Conference Theme: Reconfiguring Consumption and Production Systems
A founding assumption of sustainability transitions scholarship was the importance of studying systemic change across the entire chain from production to consumption. Over the last decade, academic research has arguably focused more on the emergence of radical innovations than on changes in ‘whole systems’. IST2018 therefore aims to re-engage with this initial agenda. This is timely, because some real-world transitions are moving beyond the diffusion of single innovations towards whole system change. In both electricity and mobility, for instance, the simultaneous unfolding of multiple technical, social and organisational innovations, across areas of production, provision, distribution, and use (e.g. renewable energy technologies, capacity markets, smart meters, decentralized community energy, ‘prosumption’, grid adjustments, electric cars, car sharing, cycling revolution) are interacting to change entire systems.

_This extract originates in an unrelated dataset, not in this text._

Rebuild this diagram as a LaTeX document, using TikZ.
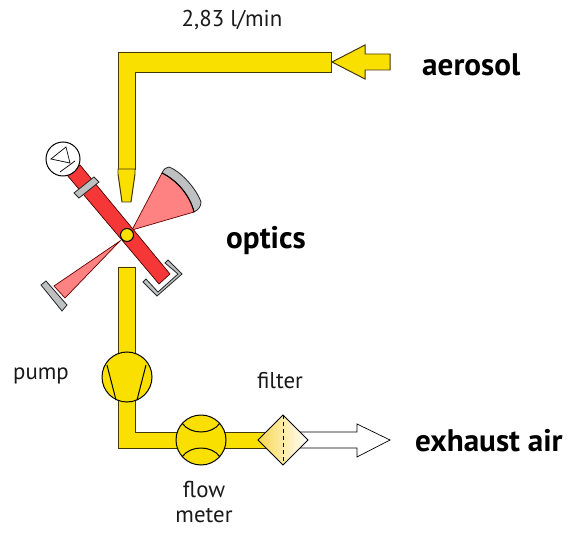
\documentclass[tikz,border=0pt]{standalone}
\usepackage{fontspec}
\setmainfont{PT Sans}
\usepackage{xcolor}
\usetikzlibrary{calc}
\definecolor{pipeyellow}{RGB}{250,224,0}
\definecolor{pipeedge}{RGB}{70,55,10}
\definecolor{laserred}{RGB}{245,55,55}
\definecolor{lightpink}{RGB}{255,130,130}
\definecolor{partgray}{RGB}{190,192,194}
\definecolor{filterleft}{RGB}{250,215,80}
\definecolor{filtermid}{RGB}{253,240,190}
\tikzset{
  pipe/.style={draw=pipeedge,fill=pipeyellow,line width=0.85pt,line join=miter},
  part/.style={draw=black!85,fill=partgray,line width=0.7pt},
  beam/.style={draw=black!60!red,fill=lightpink,line width=0.6pt},
  symb/.style={draw=black,line width=0.85pt},
  roundpart/.style={circle,draw=black,line width=0.85pt,minimum size=50*0.03cm,inner sep=0pt},
  lbl/.style={font=\fontsize{19.5}{21}\selectfont,text=black!90,inner sep=0pt,align=center},
  bigl/.style={font=\fontsize{26.6}{30}\selectfont\bfseries,text=black,inner sep=0pt}
}
\begin{document}
\begin{tikzpicture}[x=0.03cm,y=-0.03cm]
  \useasboundingbox (0,0) rectangle (580,538);
  % inlet
  \draw[pipe] (118,52) -- (331,52) -- (331,72) -- (135,72) -- (135,169) -- (118,169) -- cycle;
  \draw[pipe] (118,169) -- (135,169) -- (135,174) -- (131,202) -- (122,202) -- (118,174) -- cycle;
  \draw[pipe] (332,62) -- (365,45) -- (365,54) -- (390,54) -- (390,70) -- (365,70) -- (365,79) -- cycle;
  % outlet
  \draw[pipe] (118,267) -- (135,267) -- (135,432) -- (270,432) -- (270,448) -- (118,448) -- cycle;
  \draw[symb,fill=white,line width=0.6pt] (300,432) -- (357,432) -- (357,424) -- (390,440) -- (357,457) -- (357,448) -- (300,448) -- cycle;
  % optics
  \draw[part] (162,173) .. controls (164,169) and (166,167) .. (169,167) .. controls (182,172) and (197,190) .. (201,202) .. controls (201,207) and (198,210) .. (194,212) .. controls (190,196) and (178,181) .. (162,173) -- cycle;
  \draw[beam] (132,230) -- (162,173) .. controls (178,181) and (190,196) .. (194,212) -- cycle;
  \draw[symb] (162,173) .. controls (178,181) and (190,196) .. (194,212);
  \draw[beam] (120,241) -- (54,286) -- (65,298) -- cycle;
  \draw[part] (41,285) -- (46,281) -- (67,305) -- (62,311) -- cycle;
  \draw[draw=black!70!red,fill=laserred,line width=0.6pt] (67,175) -- (80,165) -- (170,274) -- (159,284) -- cycle;
  \draw[part] (74,193) -- (79,198) -- (99,182) -- (94,177) -- cycle;
  \draw[part] (168,260) -- (182,274) -- (157,296) -- (143,282) -- (146,279) -- (158,292) -- (178,274) -- (165,263) -- cycle;
  \node[circle,draw=black,fill=pipeyellow,line width=0.85pt,minimum size=13*0.03cm,inner sep=0pt] (scatter) at (127,235) {};
  \node[roundpart,fill=white,minimum size=34*0.03cm] (detector) at (63,159) {};
  \draw[symb,line width=0.6pt] (51,159) -- (66,147) -- (70,163) -- cycle;
  \draw[symb,line width=0.6pt] (60,172) -- (75,161);
  % pump, flow meter, filter
  \node[roundpart,fill=pipeyellow] (pump) at (127,377) {};
  \draw[symb] (107,365) -- (116,400);
  \draw[symb] (146,365) -- (137,400);
  \node[roundpart,fill=pipeyellow] (flow) at (201,440) {};
  \draw[symb] (182,423) .. controls (190,435) and (212,435) .. (220,423);
  \draw[symb] (182,457) .. controls (190,445) and (212,445) .. (220,457);
  \shade[left color=filterleft,middle color=filtermid,right color=white] (258,440) -- (283,415) -- (308,440) -- (283,465) -- cycle;
  \draw[symb] (258,440) -- (283,415) -- (308,440) -- (283,465) -- cycle;
  \draw[symb,dashed] (283,415) -- (283,465);
  % labels
  \node[lbl] (rate) at (232,20) {2,83 l/min};
  \node[bigl,anchor=west] (aerosol) at (422,65) {aerosol};
  \node[bigl,anchor=west] (optics) at (226,241) {optics};
  \node[lbl] (pumplbl) at (41,376) {pump};
  \node[lbl] (filterlbl) at (280,381) {filter};
  \node[lbl] (flowlbl) at (204,502) {flow\\meter};
  \node[bigl,anchor=west] (exhaust) at (415,441) {exhaust air};
\end{tikzpicture}
\end{document}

These real-world developments pose challenges for prevalent understandings of transitions that focus on single disruptive innovations following S-curves. These observations suggest that transitions scholarship may be on the verge of a new phase, which will require new imageries of transition. The idea of whole system reconfiguration captures this ambition, directing attention to:
?The interdependencies between changes in technology, changes in business models and services, and changes in everyday life.

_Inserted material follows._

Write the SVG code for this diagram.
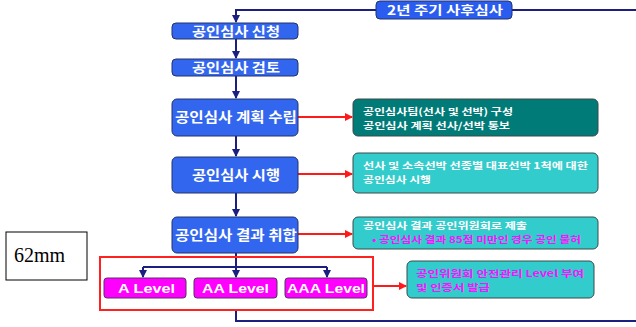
<svg xmlns="http://www.w3.org/2000/svg" width="636" height="327" viewBox="0 0 636 327">
<style>
.nv{stroke:#1a1f80;stroke-width:2;fill:none}
.rd{stroke:#ff1a1a;stroke-width:2;fill:none}
.mb{fill:#3366ee;stroke:#22336e;stroke-width:1}
.tb{stroke:#3a4a4a;stroke-width:1}
.lv{fill:#ff00ff;stroke:#553366;stroke-width:1}
.wt{font-family:"Noto Sans CJK KR","Noto Sans",sans-serif;font-weight:bold;fill:#fff}
.st{font-family:"Noto Sans CJK KR","Noto Sans",sans-serif;font-weight:bold;font-size:9.5px;fill:#fff}
.mg{fill:#ff10ff}
.lt{font-family:"Liberation Sans",Arial,sans-serif;font-weight:bold;font-size:13px;fill:#fff}
</style>
<defs>
<marker id="an" markerWidth="8" markerHeight="8" refX="7" refY="4" orient="auto" markerUnits="userSpaceOnUse"><path d="M0,0 L8,4 L0,8 z" fill="#1a1f80"/></marker>
<marker id="ar" markerWidth="8" markerHeight="8" refX="7" refY="4" orient="auto" markerUnits="userSpaceOnUse"><path d="M0,0 L8,4 L0,8 z" fill="#ff1a1a"/></marker>
</defs>
<rect width="636" height="327" fill="#fff"/>
<g id="connectors">
<path class="nv" d="M636,10 L236,10 L236,22" marker-end="url(#an)"/>
<path class="nv" d="M236,39 L236,58" marker-end="url(#an)"/>
<path class="nv" d="M236,76 L236,98" marker-end="url(#an)"/>
<path class="nv" d="M236,136 L236,156" marker-end="url(#an)"/>
<path class="nv" d="M236,193 L236,216" marker-end="url(#an)"/>
<path class="nv" d="M236,253 L236,267"/>
<path class="nv" d="M143,267 L327,267"/>
<path class="nv" d="M143,267 L143,277" marker-end="url(#an)"/>
<path class="nv" d="M236,267 L236,277" marker-end="url(#an)"/>
<path class="nv" d="M327,267 L327,277" marker-end="url(#an)"/>
<path class="nv" d="M236,310 L236,321 L636,321"/>
<path class="rd" d="M298,117 L352,117" marker-end="url(#ar)"/>
<path class="rd" d="M298,174 L352,174" marker-end="url(#ar)"/>
<path class="rd" d="M298,234 L352,234" marker-end="url(#ar)"/>
<path class="rd" d="M374,286 L406,286" marker-end="url(#ar)"/>
</g>
<g id="cycle">
<rect x="376" y="1" width="136" height="18" rx="4" fill="#2a5cf0" stroke="#22336e"/>
<text class="wt" x="387" y="15" font-size="12.5" textLength="116" lengthAdjust="spacingAndGlyphs">2년 주기 사후심사</text>
</g>
<g id="n1"><rect class="mb" x="172" y="23" width="126" height="16" rx="4"/><text class="wt" x="192" y="36" font-size="13" textLength="88" lengthAdjust="spacingAndGlyphs">공인심사 신청</text></g>
<g id="n2"><rect class="mb" x="172" y="59" width="126" height="17" rx="4"/><text class="wt" x="192" y="72" font-size="13" textLength="88" lengthAdjust="spacingAndGlyphs">공인심사 검토</text></g>
<g id="n3"><rect class="mb" x="172" y="99" width="126" height="37" rx="5"/><text class="wt" x="175" y="122" font-size="13.5" textLength="122" lengthAdjust="spacingAndGlyphs">공인심사 계획 수립</text></g>
<g id="n4"><rect class="mb" x="172" y="157" width="126" height="36" rx="5"/><text class="wt" x="192" y="180" font-size="13.5" textLength="88" lengthAdjust="spacingAndGlyphs">공인심사 시행</text></g>
<g id="n5"><rect class="mb" x="172" y="217" width="126" height="36" rx="5"/><text class="wt" x="175" y="240" font-size="13.5" textLength="122" lengthAdjust="spacingAndGlyphs">공인심사 결과 취합</text></g>
<g id="s1"><rect class="tb" x="353" y="99" width="245" height="37" rx="5" fill="#007b78"/>
<text class="st" x="363" y="115" textLength="150" lengthAdjust="spacingAndGlyphs">공인심사팀(선사 및 선박) 구성</text><text class="st" x="363" y="129" textLength="147" lengthAdjust="spacingAndGlyphs">공인심사 계획 선사/선박 통보</text></g>
<g id="s2"><rect class="tb" x="353" y="153" width="245" height="40" rx="5" fill="#33cccc"/>
<text class="st" x="363" y="169" textLength="225" lengthAdjust="spacingAndGlyphs">선사 및 소속선박 선종별 대표선박 1척에 대한</text><text class="st" x="363" y="183" textLength="68" lengthAdjust="spacingAndGlyphs">공인심사 시행</text></g>
<g id="s3"><rect class="tb" x="353" y="217" width="245" height="32" rx="5" fill="#33cccc"/>
<text class="st" x="363" y="229" textLength="164" lengthAdjust="spacingAndGlyphs">공인심사 결과 공인위원회로 제출</text><text class="st mg" x="372" y="243" textLength="209" lengthAdjust="spacingAndGlyphs">• 공인심사 결과 85점 미만인 경우 공인 불허</text></g>
<g id="s4"><rect class="tb" x="407" y="261" width="187" height="37" rx="5" fill="#33cccc"/>
<text class="st mg" x="416" y="277" textLength="168" lengthAdjust="spacingAndGlyphs">공인위원회  안전관리 Level 부여</text><text class="st mg" x="416" y="291" textLength="74" lengthAdjust="spacingAndGlyphs">및 인증서 발급</text></g>
<g id="levels">
<rect x="100" y="257" width="273" height="53" fill="none" stroke="#ff2020" stroke-width="2"/>
<g id="la"><rect class="lv" x="104" y="278" width="82" height="20" rx="3"/><text class="lt" x="118" y="293" textLength="57" lengthAdjust="spacingAndGlyphs">A Level</text></g>
<g id="laa"><rect class="lv" x="194" y="278" width="83" height="20" rx="3"/><text class="lt" x="202" y="293" textLength="67" lengthAdjust="spacingAndGlyphs">AA Level</text></g>
<g id="laaa"><rect class="lv" x="285" y="278" width="82" height="20" rx="3"/><text class="lt" x="287" y="293" textLength="78" lengthAdjust="spacingAndGlyphs">AAA Level</text></g>
</g>
<g id="size">
<rect x="6" y="232" width="81" height="48" fill="#fff" stroke="#000" stroke-width="1"/>
<text x="14" y="262" font-family="Liberation Serif,serif" font-size="20">62mm</text>
</g>
</svg>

?The multiplicity of processes involved in reconfiguring whole systems, which may involve simple substitution (one component replacing another), but can also involve other change processes such as add-on (new components combined with existing ones), innovation cascades where changes in one part of the system (e.g. more intermittent renewables) create knock-on effects in other parts (e.g. grid adjustments, back-up capacity, storage), possibly even leading to changes in the system architecture.

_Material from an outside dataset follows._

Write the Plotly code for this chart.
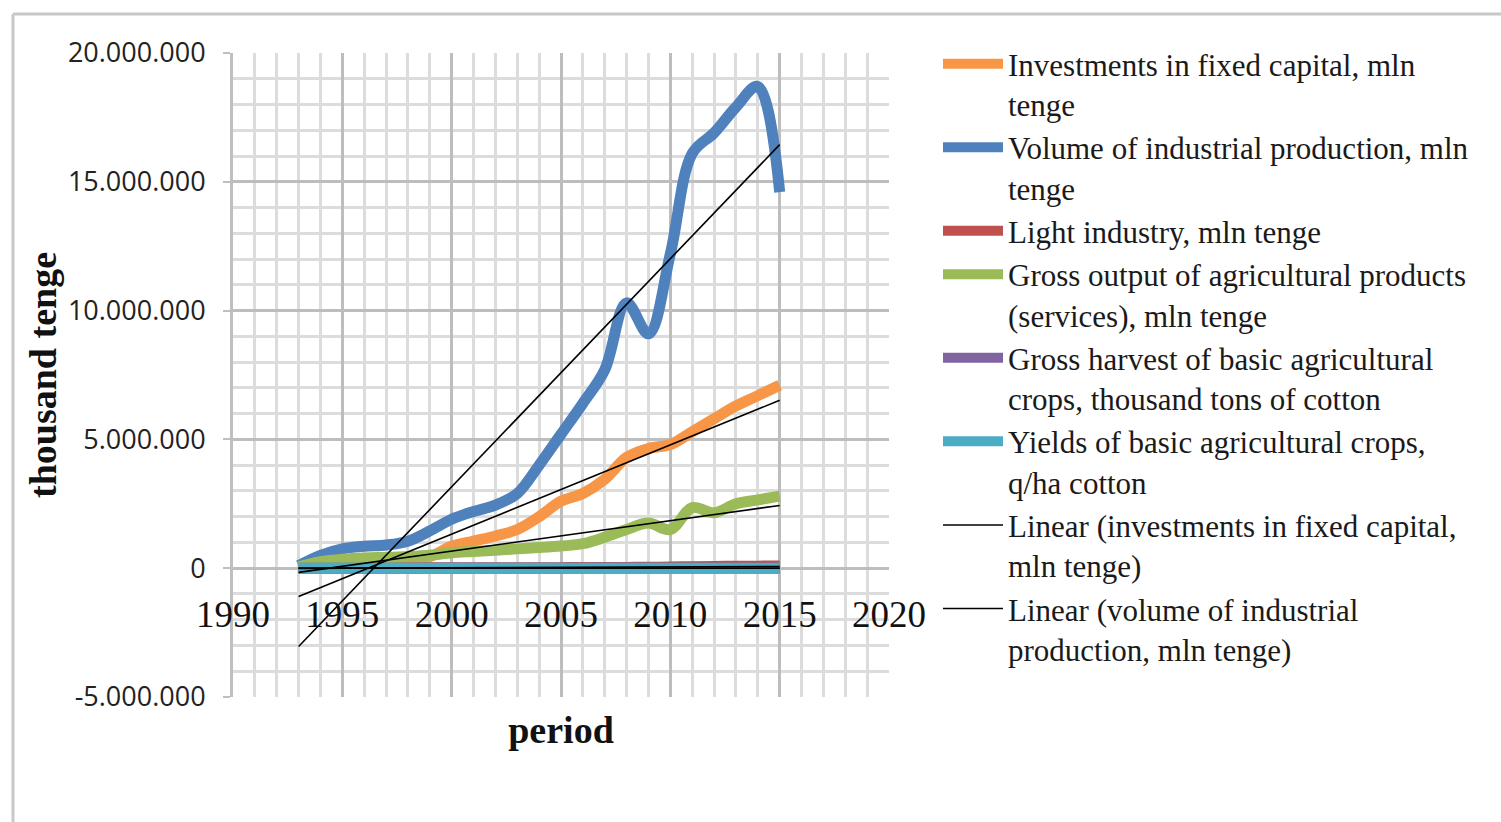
import numpy as np
import plotly.graph_objects as go

# ---- data -------------------------------------------------------------
years = list(range(1993, 2016))

investments = [0.05e6, 0.15e6, 0.20e6, 0.25e6, 0.30e6, 0.35e6, 0.45e6, 0.85e6,
               1.05e6, 1.25e6, 1.50e6, 2.00e6, 2.60e6, 2.90e6, 3.45e6, 4.30e6,
               4.65e6, 4.80e6, 5.30e6, 5.80e6, 6.30e6, 6.70e6, 7.10e6]

industrial = [0.10e6, 0.50e6, 0.75e6, 0.85e6, 0.90e6, 1.05e6, 1.45e6, 1.90e6,
              2.20e6, 2.45e6, 2.90e6, 4.00e6, 5.20e6, 6.40e6, 7.70e6, 10.30e6,
              9.10e6, 12.20e6, 16.10e6, 16.90e6, 17.90e6, 18.70e6, 14.60e6]

light_industry = [8e3, 9e3, 10e3, 10e3, 11e3, 12e3, 13e3, 14e3, 15e3, 16e3,
                  18e3, 20e3, 22e3, 25e3, 28e3, 32e3, 36e3, 45e3, 60e3, 70e3,
                  75e3, 80e3, 85e3]

agri_output = [0.05e6, 0.25e6, 0.35e6, 0.40e6, 0.42e6, 0.45e6, 0.50e6, 0.60e6,
               0.65e6, 0.70e6, 0.75e6, 0.80e6, 0.86e6, 0.95e6, 1.20e6, 1.50e6,
               1.75e6, 1.50e6, 2.35e6, 2.15e6, 2.50e6, 2.65e6, 2.80e6]

cotton_harvest = [310, 300, 320, 300, 290, 280, 290, 300, 330, 350, 380, 420,
                  430, 400, 390, 370, 350, 310, 330, 340, 320, 300, 280]

cotton_yield = [22, 21, 20, 19, 19, 20, 21, 22, 23, 24, 25, 25,
                26, 24, 24, 23, 23, 22, 24, 25, 26, 25, 26]

series_names = [
    "Investments in fixed capital, mln<br>tenge",
    "Volume of industrial production, mln<br>tenge",
    "Light industry, mln tenge",
    "Gross output of agricultural products<br>(services), mln tenge",
    "Gross harvest of basic agricultural<br>crops, thousand tons of cotton",
    "Yields of basic agricultural crops,<br>q/ha cotton",
]
trend_names = [
    "Linear (investments in fixed capital,<br>mln tenge)",
    "Linear (volume of industrial<br>production, mln tenge)",
]
series_colors = ["#F79646", "#4F81BD", "#C0504D", "#9BBB59", "#8064A2", "#4BACC6"]

x_tick_vals = [1990, 1995, 2000, 2005, 2010, 2015, 2020]
x_tick_text = ["1990", "1995", "2000", "2005", "2010", "2015", "2020"]
y_tick_vals = [-5e6, 0, 5e6, 10e6, 15e6, 20e6]
y_tick_text = ["-5.000.000", "0", "5.000.000", "10.000.000", "15.000.000", "20.000.000"]

all_series = [investments, industrial, light_industry, agri_output,
              cotton_harvest, cotton_yield]

# ---- figure -----------------------------------------------------------
fig = go.Figure()

for name, values, color in zip(series_names, all_series, series_colors):
    fig.add_trace(go.Scatter(
        x=years, y=values, name=name, mode="lines",
        line=dict(color=color, width=11, shape="spline", smoothing=1),
    ))


def linear_trend(values):
    coef = np.polyfit(years, values, 1)
    return np.polyval(coef, years)


# least-squares trend lines
fig.add_trace(go.Scatter(x=years, y=linear_trend(investments), name=trend_names[0],
                         mode="lines", line=dict(color="black", width=1.6)))
fig.add_trace(go.Scatter(x=years, y=linear_trend(industrial), name=trend_names[1],
                         mode="lines", line=dict(color="black", width=1.6)))
for values in (agri_output, light_industry, cotton_harvest, cotton_yield):
    fig.add_trace(go.Scatter(x=years, y=linear_trend(values), mode="lines",
                             showlegend=False, line=dict(color="black", width=1.6)))

L, R, T, B = 233, 612, 53, 125
W, H = 1501, 822
pw, ph = W - L - R, H - T - B


def px_x(px):
    return (px - L) / pw


def px_y(py):
    return (H - B - py) / ph


frame_color = "#c8c8c8"
shapes = [
    dict(type="line", xref="paper", yref="paper", x0=px_x(13), x1=px_x(W + 5),
         y0=px_y(14), y1=px_y(14), line=dict(color=frame_color, width=3)),
    dict(type="line", xref="paper", yref="paper", x0=px_x(13), x1=px_x(13),
         y0=px_y(14), y1=px_y(H + 5), line=dict(color=frame_color, width=3)),
]

major_grid = "#bdbdbd"
minor_grid = "#dcdcdc"

fig.update_layout(
    width=W, height=H,
    margin=dict(l=L, r=R, t=T, b=B),
    paper_bgcolor="white", plot_bgcolor="white",
    font=dict(family="Liberation Serif", color="#1a1a1a"),
    showlegend=True,
    legend=dict(
        x=px_x(938), y=px_y(37), xanchor="left", yanchor="top",
        font=dict(family="Liberation Serif", size=31, color="#1a1a1a"),
        bgcolor="rgba(0,0,0,0)", tracegroupgap=0, itemwidth=60,
        valign="top", maxheight=900,
    ),
    shapes=shapes,
    xaxis=dict(
        range=[1990, 2020], anchor="free", position=0.2,
        tickvals=x_tick_vals, ticktext=x_tick_text,
        tickfont=dict(family="Liberation Serif", size=37, color="#111"),
        ticks="", ticklabelstandoff=21,
        showgrid=True, gridcolor=major_grid, gridwidth=3,
        minor=dict(dtick=1, showgrid=True, gridcolor=minor_grid, gridwidth=3),
        zeroline=False, showline=False,
        title=dict(text="<b>period</b>", standoff=82,
                   font=dict(family="Liberation Serif", size=38, color="#111")),
    ),
    yaxis=dict(
        range=[-5e6, 20e6],
        tickvals=y_tick_vals, ticktext=y_tick_text,
        tickfont=dict(family="Open Sans", size=27, color="#222"),
        ticks="outside", ticklen=7, tickcolor="#bfbfbf", tickwidth=2,
        ticklabelstandoff=12,
        showgrid=True, gridcolor=major_grid, gridwidth=3,
        minor=dict(dtick=1e6, showgrid=True, gridcolor=minor_grid, gridwidth=3),
        zeroline=False, showline=True, linecolor="#bfbfbf", linewidth=3,
        title=dict(text="<b>thousand tenge</b>", standoff=0,
                   font=dict(family="Liberation Serif", size=38, color="#111")),
    ),
)

fig.write_html("out.html")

?How system reconfiguration unfolds in different domains (in mobility, energy, housing, agro-food) and how this relates to differences in the structure of the systems (e.g. differential relevance of infrastructures, supply chains, cultural conventions, user practices, industry structures)
?The unfolding of system reconfiguration at different scalar levels (e.g. urban, national, international).
Making whole system change the unit of analysis may also imply rethinking of theoretical repertoires, the refining of methodologies to enable the ‘zooming out’ required to observe whole systems, as well as adjustments in how we consider the implications for sustainability governance to take account of the multiple interacting domains of daily life.